MBA’s Mills agrees that greater transparency from both agencies would be a plus for the mortgage industry. He said having the Federal Housing Finance Agency (FHFA), which oversees Fannie and Freddie, release regular, comprehensive, “consistent [loan-repurchase] data reported the same way” for both agencies “for the market writ large to evaluate the repurchase issue” would “make sense.”
“If you’re just looking at the volume of [actual] repurchases, but you don’t look at the number of loans reviewed … you need both parts,” Mills added. “You need to align the year and quarter that the loans were originated and when the [repurchase review] was done.

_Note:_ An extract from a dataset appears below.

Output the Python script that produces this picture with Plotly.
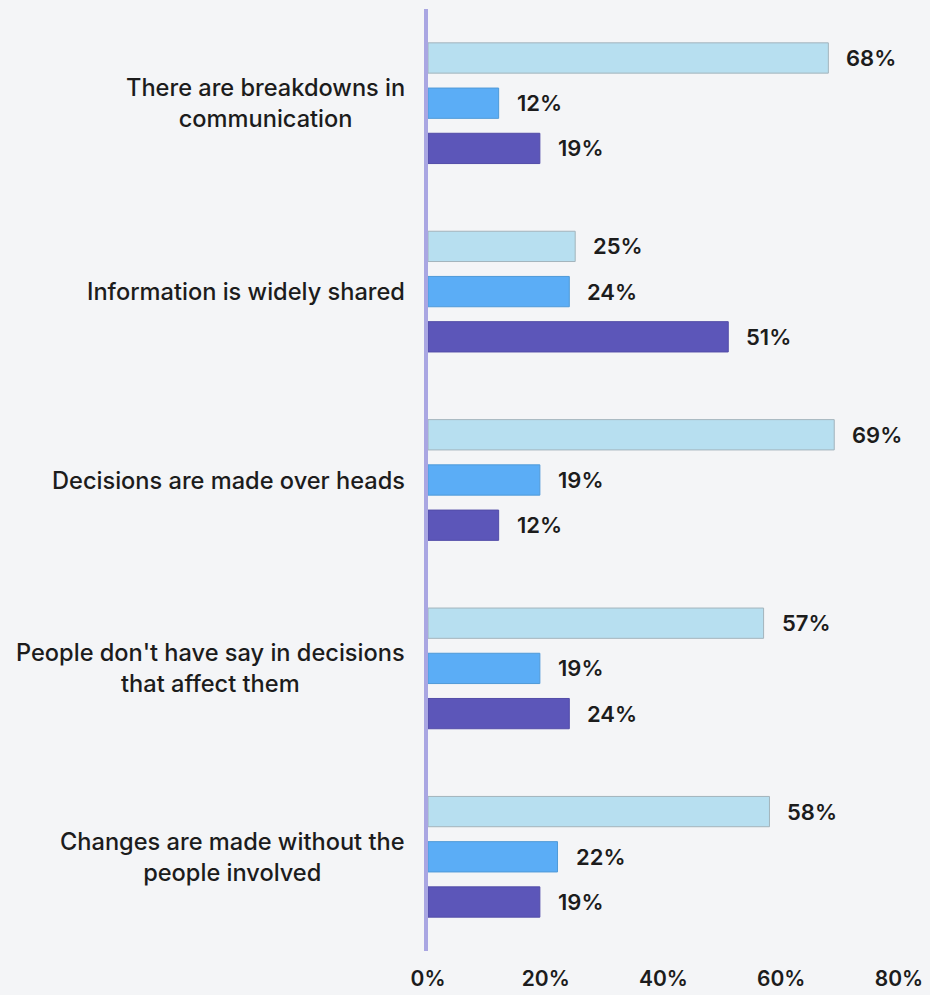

“You have to align those things, otherwise you get skewed data, particularly when [loan] volumes are increasing quickly or decreasing quickly.”
Brian Hale, founder and CEO of consulting firm Mortgage Advisory Partners, added that financially right now, “it is still one of the worst times for the mortgage industry, and people are worn out.”
“… If you’re a smart person running and driving repurchases [at one of the agencies], it’s in your best interest to make sure that your demands are legitimate, pragmatic and reasonable,” Hale added. “There’s a dynamic, or a continuum, between how many times do I punch you in the face [with a loan-repurchase demand] and then ask for your volume.
… I can put 90% of my customers out of business, I suppose, if I want to, but I’m not sure how that provides a business for me to run into the future…. You can’t show up and stab the wounded.”